O que é ser fetichista — entre o desejo e o delírio
Existe um território curioso entre o desejo e o delírio.
Um ponto onde o corpo deixa de ser o centro e o detalhe passa a ser o universo.
É ali que nasce o fetiche — esse pequeno desvio do olhar que transforma o comum em irresistível.
Ser fetichista não é apenas gostar “demais” de algo.
É transformar um fragmento em mito.
Um par de sapatos, um perfume, uma voz rouca, um gesto inocente, o jeito que o cabelo cai sobre o rosto.
Não é o corpo inteiro que atrai — é a centelha, o símbolo, o objeto, o ritual.
Freud dizia que o fetiche é um truque do inconsciente para lidar com o medo e o desejo.
Mas talvez seja mais poético que isso.
O fetiche é a arte de personificar o desejo no detalhe.
É quando o toque vira linguagem, e o olhar vira altar.
Há quem veja o fetichista como um excêntrico — alguém que “desvia do normal”.
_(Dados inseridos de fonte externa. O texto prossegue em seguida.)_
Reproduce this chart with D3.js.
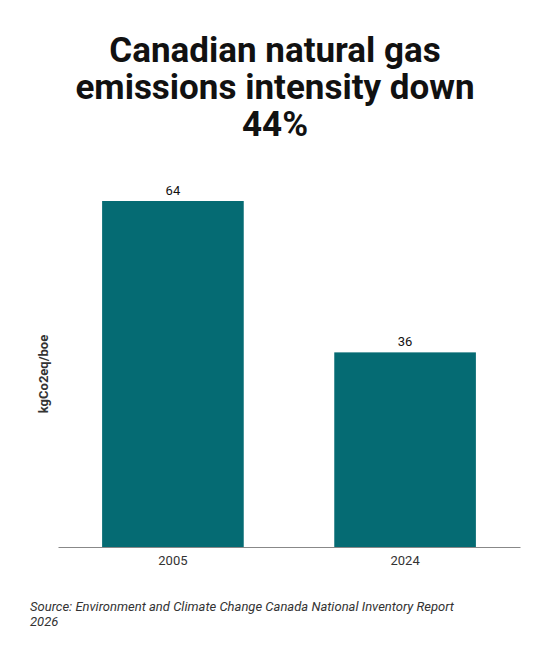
<!DOCTYPE html>
<html>
<head>
<meta charset="utf-8">
<script src="https://cdn.jsdelivr.net/npm/d3@7"></script>
<style>
  body { margin: 0; background: #fff; font-family: Roboto, sans-serif; }
</style>
</head>
<body>
<div id="chart"></div>
<script>
var years = ["2005", "2024"];
var intensity = [64, 36];
var titleLines = ["Canadian natural gas", "emissions intensity down", "44%"];
var sourceLines = ["Source: Environment and Climate Change Canada National Inventory Report", "2026"];

var W = 550, H = 658;
var margin = {top: 201, right: 30, bottom: 111, left: 58};
var width = W - margin.left - margin.right,
    height = H - margin.top - margin.bottom;

var svg = d3.select("#chart").append("svg")
    .attr("width", W)
    .attr("height", H);

// title
svg.append("text")
    .attr("x", W / 2)
    .attr("text-anchor", "middle")
    .attr("font-size", 35)
    .attr("font-weight", 700)
    .attr("fill", "#111")
    .selectAll("tspan")
    .data(titleLines)
    .join("tspan")
    .attr("x", W / 2)
    .attr("y", (d, i) => 62 + i * 37)
    .text(d => d);

var g = svg.append("g")
    .attr("transform", "translate(" + margin.left + "," + margin.top + ")");

var x = d3.scaleBand().domain(years).range([0, width])
    .paddingInner(0.39).paddingOuter(0.19);
var y = d3.scaleLinear().domain([0, 64]).range([height, 0]);

var data = years.map((d, i) => ({year: d, value: intensity[i]}));

g.selectAll("rect")
    .data(data)
    .join("rect")
    .attr("x", d => x(d.year))
    .attr("y", d => y(d.value))
    .attr("width", x.bandwidth())
    .attr("height", d => height - y(d.value))
    .attr("fill", "#056b73");

g.selectAll(".val")
    .data(data)
    .join("text")
    .attr("class", "val")
    .attr("x", d => x(d.year) + x.bandwidth() / 2)
    .attr("y", d => y(d.value) - 6)
    .attr("text-anchor", "middle")
    .attr("font-size", 13)
    .attr("fill", "#111")
    .text(d => d.value);

var xAxis = g.append("g")
    .attr("transform", "translate(0," + height + ")")
    .call(d3.axisBottom(x).tickSize(0).tickPadding(9));
xAxis.select(".domain").attr("stroke", "#888");
xAxis.selectAll("text").attr("font-size", 13).attr("font-family", "Roboto, sans-serif").attr("fill", "#333");

svg.append("text")
    .attr("transform", "translate(48," + (margin.top + height / 2 + 0) + ") rotate(-90)")
    .attr("text-anchor", "middle")
    .attr("font-size", 13)
    .attr("font-weight", 700)
    .attr("fill", "#333")
    .text("kgCo2eq/boe");

svg.append("text")
    .attr("font-size", 13)
    .attr("font-style", "italic")
    .attr("fill", "#333")
    .selectAll("tspan")
    .data(sourceLines)
    .join("tspan")
    .attr("x", 30)
    .attr("y", (d, i) => 611 + i * 15)
    .text(d => d);
</script>
</body>
</html>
Mas o que é o normal, afinal?
O amor também é uma forma de fetiche: a gente escolhe uma pessoa, entre bilhões, e diz “essa aqui é única”.
Isso não é racional, é mágico.
O fetichista só leva essa mágica a sério demais — transforma o detalhe em religião.
No fundo, ser fetichista é ser devoto do detalhe.
É enxergar beleza onde os outros veem banalidade.
É transformar o toque de uma luva, o som de um salto, o cheiro de uma roupa em poesia.
É uma confissão disfarçada de vício, uma forma de dizer:
“não amo o todo, amo o que nele me fascina.”
Talvez por isso o fetichista viva entre o mistério e o tabu.
Porque o mundo teme quem vê beleza onde os outros não veem nada.
Mas é aí que mora o encanto — o fetichista é o último romântico do inconsciente,
aquele que ainda acredita que o desejo é feito de símbolos, não de corpos.